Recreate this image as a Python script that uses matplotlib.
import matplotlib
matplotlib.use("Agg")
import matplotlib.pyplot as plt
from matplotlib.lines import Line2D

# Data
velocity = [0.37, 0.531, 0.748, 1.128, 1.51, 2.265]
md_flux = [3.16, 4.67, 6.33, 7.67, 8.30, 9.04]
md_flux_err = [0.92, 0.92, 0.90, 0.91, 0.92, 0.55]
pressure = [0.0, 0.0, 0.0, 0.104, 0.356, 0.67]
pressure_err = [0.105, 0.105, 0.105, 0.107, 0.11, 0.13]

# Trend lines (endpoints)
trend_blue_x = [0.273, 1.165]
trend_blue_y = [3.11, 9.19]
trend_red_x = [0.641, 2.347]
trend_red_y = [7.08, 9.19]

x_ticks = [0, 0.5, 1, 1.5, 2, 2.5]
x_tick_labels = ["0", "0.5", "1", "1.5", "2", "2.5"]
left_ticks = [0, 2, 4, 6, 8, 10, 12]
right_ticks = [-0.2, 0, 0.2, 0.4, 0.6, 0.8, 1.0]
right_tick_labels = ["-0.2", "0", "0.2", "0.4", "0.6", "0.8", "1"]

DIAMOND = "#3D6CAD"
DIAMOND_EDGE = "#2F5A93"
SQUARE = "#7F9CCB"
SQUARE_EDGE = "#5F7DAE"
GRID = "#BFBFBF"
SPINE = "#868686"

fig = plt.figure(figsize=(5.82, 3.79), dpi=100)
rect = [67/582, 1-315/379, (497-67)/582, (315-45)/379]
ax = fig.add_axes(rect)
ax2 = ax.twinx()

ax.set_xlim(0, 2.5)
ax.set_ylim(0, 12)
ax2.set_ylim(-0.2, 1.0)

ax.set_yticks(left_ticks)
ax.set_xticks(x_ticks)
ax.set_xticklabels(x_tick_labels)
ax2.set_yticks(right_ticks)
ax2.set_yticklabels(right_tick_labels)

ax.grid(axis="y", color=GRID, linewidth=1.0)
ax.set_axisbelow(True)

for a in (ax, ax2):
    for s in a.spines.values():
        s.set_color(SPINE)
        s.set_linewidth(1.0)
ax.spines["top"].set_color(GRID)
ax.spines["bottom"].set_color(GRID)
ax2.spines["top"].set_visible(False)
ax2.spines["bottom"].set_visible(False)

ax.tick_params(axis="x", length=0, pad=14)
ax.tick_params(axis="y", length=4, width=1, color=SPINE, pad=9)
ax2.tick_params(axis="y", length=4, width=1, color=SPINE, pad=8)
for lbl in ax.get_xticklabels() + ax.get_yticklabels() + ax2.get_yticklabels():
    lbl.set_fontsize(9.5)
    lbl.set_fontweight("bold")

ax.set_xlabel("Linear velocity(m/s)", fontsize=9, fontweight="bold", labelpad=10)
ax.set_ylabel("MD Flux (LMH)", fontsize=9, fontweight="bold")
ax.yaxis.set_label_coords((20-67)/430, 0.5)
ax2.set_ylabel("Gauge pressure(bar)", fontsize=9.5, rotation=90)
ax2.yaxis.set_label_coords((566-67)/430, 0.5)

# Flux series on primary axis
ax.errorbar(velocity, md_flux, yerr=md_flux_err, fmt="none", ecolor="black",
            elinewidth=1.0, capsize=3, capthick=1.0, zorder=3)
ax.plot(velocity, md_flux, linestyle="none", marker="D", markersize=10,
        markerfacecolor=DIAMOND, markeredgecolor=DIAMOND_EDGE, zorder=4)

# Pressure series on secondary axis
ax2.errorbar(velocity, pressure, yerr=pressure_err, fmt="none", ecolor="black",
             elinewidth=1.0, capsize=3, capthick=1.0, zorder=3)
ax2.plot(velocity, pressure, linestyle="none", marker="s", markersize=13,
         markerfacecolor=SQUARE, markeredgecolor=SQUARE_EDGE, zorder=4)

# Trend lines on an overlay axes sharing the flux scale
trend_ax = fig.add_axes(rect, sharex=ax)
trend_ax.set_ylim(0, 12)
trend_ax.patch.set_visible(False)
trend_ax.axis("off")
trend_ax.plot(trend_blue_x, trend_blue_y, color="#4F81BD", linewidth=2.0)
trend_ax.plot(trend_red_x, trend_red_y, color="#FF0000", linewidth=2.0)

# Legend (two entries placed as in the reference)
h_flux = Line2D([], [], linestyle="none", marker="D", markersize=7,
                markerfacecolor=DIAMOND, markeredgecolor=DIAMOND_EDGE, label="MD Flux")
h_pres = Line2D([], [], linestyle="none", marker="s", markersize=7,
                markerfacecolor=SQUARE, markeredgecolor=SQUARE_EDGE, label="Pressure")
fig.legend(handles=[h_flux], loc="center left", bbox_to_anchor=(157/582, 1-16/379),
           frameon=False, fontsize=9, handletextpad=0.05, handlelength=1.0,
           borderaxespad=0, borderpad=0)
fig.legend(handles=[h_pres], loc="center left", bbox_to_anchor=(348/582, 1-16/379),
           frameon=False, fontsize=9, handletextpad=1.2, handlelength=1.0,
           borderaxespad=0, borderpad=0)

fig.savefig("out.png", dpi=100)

··········

▶ **WHAT THE EXERCISE ASKS**
Restate the listing exactly, starting at its first line and ending at the line where "pressure_err = [0.105, 0.105, 0.105, 0.107, 0.11, 0.13]" occurs; include both and no other lines.

▶ **SOLUTION**
Recreate this image as a Python script that uses matplotlib.
import matplotlib
matplotlib.use("Agg")
import matplotlib.pyplot as plt
from matplotlib.lines import Line2D

# Data
velocity = [0.37, 0.531, 0.748, 1.128, 1.51, 2.265]
md_flux = [3.16, 4.67, 6.33, 7.67, 8.30, 9.04]
md_flux_err = [0.92, 0.92, 0.90, 0.91, 0.92, 0.55]
pressure = [0.0, 0.0, 0.0, 0.104, 0.356, 0.67]
pressure_err = [0.105, 0.105, 0.105, 0.107, 0.11, 0.13]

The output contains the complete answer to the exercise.